* _WORK TO COMPLETE_: Repeat verbatim the lines from the one containing "Clone this chart in matplotlib." to the one containing "t.set_path_effects(grueso)", ends included, minus any pictures.

* _DATA SHOWN_:
______________________________

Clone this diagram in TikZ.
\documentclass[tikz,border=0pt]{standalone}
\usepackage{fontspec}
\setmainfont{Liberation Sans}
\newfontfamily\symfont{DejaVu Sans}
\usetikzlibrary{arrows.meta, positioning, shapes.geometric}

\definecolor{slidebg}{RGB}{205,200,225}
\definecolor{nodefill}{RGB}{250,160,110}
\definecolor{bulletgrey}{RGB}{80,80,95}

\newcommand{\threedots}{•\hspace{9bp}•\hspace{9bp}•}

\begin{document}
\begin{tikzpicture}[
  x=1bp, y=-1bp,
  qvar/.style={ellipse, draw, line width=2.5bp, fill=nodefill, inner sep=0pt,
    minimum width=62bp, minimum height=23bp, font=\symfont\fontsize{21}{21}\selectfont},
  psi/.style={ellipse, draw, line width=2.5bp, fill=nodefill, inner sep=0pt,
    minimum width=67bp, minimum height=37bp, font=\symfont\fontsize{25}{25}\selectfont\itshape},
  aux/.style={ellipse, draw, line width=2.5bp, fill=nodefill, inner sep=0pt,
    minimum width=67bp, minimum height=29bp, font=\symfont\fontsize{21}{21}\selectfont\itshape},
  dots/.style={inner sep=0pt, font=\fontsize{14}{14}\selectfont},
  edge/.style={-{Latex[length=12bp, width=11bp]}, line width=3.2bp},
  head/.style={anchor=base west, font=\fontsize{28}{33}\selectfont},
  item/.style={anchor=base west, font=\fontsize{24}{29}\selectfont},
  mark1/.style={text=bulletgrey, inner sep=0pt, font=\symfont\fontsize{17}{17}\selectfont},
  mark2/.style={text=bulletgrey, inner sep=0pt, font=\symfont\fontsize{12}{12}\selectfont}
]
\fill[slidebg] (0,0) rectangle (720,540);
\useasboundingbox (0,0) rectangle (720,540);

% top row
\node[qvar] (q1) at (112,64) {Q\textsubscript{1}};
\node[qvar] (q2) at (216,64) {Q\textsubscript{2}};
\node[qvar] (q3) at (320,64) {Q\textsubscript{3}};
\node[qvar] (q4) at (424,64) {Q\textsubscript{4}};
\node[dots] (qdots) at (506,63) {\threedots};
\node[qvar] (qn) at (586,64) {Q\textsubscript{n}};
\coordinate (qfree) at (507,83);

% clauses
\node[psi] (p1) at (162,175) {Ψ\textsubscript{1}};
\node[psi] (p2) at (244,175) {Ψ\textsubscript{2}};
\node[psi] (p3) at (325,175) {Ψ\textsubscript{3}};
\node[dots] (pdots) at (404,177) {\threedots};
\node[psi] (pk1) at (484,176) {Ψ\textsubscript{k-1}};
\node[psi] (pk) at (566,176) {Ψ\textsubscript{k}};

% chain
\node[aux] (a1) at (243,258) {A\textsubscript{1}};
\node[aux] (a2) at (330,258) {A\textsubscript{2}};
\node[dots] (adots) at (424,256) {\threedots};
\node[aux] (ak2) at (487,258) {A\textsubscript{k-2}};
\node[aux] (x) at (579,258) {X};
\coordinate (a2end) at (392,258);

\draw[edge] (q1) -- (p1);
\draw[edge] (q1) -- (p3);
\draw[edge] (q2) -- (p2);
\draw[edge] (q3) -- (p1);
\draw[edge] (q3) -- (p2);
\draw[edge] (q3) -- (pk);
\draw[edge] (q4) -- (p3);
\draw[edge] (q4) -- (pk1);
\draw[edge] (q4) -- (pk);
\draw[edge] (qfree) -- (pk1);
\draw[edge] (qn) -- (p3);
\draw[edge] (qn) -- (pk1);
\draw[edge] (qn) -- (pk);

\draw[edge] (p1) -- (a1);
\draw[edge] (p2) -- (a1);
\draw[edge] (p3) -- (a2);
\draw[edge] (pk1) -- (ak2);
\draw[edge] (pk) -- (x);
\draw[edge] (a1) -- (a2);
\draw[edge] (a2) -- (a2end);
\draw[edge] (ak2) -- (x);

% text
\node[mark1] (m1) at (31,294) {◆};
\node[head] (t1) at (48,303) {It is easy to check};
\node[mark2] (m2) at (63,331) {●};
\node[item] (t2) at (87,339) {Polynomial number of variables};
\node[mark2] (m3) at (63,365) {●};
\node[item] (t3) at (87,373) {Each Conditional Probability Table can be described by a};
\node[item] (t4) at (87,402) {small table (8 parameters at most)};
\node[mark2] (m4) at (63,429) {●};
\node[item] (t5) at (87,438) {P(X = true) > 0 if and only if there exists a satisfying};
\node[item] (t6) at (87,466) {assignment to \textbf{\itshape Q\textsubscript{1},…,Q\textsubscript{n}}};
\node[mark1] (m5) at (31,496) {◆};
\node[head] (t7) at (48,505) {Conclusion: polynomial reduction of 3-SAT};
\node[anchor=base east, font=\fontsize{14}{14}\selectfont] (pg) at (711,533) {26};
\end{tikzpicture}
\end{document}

______________________________

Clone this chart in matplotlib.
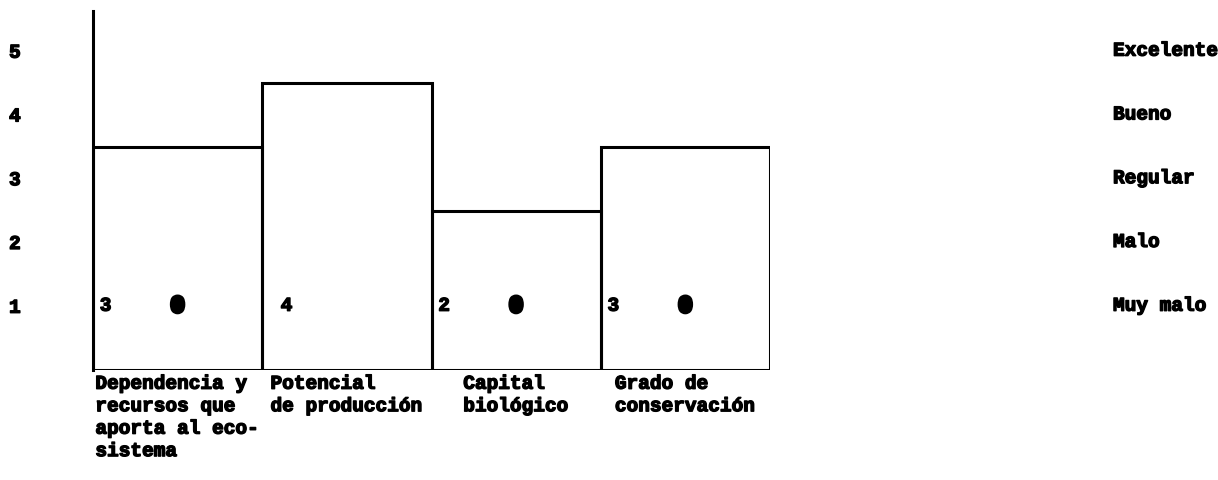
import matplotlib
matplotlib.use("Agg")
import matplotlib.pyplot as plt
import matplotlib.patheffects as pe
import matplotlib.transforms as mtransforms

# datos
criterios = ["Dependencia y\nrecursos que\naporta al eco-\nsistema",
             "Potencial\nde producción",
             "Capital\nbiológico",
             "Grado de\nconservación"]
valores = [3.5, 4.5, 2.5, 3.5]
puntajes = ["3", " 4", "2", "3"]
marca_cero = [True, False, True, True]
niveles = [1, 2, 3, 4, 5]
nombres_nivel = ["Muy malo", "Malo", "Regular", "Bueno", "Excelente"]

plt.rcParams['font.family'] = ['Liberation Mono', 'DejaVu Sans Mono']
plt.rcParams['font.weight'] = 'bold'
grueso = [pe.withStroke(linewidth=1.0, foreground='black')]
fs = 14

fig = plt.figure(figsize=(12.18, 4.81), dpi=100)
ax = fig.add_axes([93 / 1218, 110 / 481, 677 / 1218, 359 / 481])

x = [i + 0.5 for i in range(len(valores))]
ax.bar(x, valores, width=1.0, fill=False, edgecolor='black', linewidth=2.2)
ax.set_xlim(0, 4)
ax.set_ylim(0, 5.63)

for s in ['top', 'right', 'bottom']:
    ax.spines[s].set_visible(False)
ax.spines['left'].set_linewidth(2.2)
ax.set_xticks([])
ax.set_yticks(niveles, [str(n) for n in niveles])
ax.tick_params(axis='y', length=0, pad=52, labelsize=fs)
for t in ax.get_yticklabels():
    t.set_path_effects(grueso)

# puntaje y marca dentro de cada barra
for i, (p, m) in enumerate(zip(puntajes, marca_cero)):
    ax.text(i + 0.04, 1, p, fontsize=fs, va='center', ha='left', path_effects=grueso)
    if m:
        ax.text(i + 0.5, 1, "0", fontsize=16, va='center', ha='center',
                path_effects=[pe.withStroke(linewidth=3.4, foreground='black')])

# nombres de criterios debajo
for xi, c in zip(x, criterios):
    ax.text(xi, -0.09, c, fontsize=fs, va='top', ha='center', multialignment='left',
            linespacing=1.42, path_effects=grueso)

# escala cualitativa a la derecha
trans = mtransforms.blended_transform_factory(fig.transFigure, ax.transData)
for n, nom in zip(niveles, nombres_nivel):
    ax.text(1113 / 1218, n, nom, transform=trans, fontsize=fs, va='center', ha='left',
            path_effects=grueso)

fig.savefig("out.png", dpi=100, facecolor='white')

______________________________

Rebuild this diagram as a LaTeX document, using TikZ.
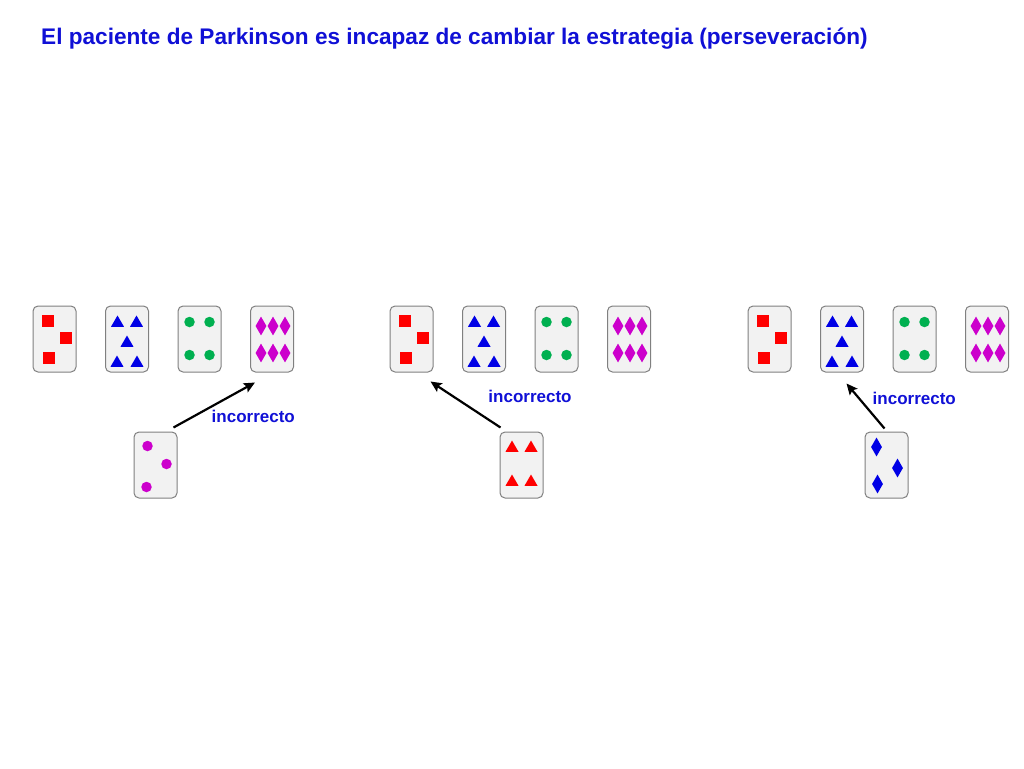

______________________________

* _THE SOLUTION_:
Clone this chart in matplotlib.
import matplotlib
matplotlib.use("Agg")
import matplotlib.pyplot as plt
import matplotlib.patheffects as pe
import matplotlib.transforms as mtransforms

# datos
criterios = ["Dependencia y\nrecursos que\naporta al eco-\nsistema",
             "Potencial\nde producción",
             "Capital\nbiológico",
             "Grado de\nconservación"]
valores = [3.5, 4.5, 2.5, 3.5]
puntajes = ["3", " 4", "2", "3"]
marca_cero = [True, False, True, True]
niveles = [1, 2, 3, 4, 5]
nombres_nivel = ["Muy malo", "Malo", "Regular", "Bueno", "Excelente"]

plt.rcParams['font.family'] = ['Liberation Mono', 'DejaVu Sans Mono']
plt.rcParams['font.weight'] = 'bold'
grueso = [pe.withStroke(linewidth=1.0, foreground='black')]
fs = 14

fig = plt.figure(figsize=(12.18, 4.81), dpi=100)
ax = fig.add_axes([93 / 1218, 110 / 481, 677 / 1218, 359 / 481])

x = [i + 0.5 for i in range(len(valores))]
ax.bar(x, valores, width=1.0, fill=False, edgecolor='black', linewidth=2.2)
ax.set_xlim(0, 4)
ax.set_ylim(0, 5.63)

for s in ['top', 'right', 'bottom']:
    ax.spines[s].set_visible(False)
ax.spines['left'].set_linewidth(2.2)
ax.set_xticks([])
ax.set_yticks(niveles, [str(n) for n in niveles])
ax.tick_params(axis='y', length=0, pad=52, labelsize=fs)
for t in ax.get_yticklabels():
    t.set_path_effects(grueso)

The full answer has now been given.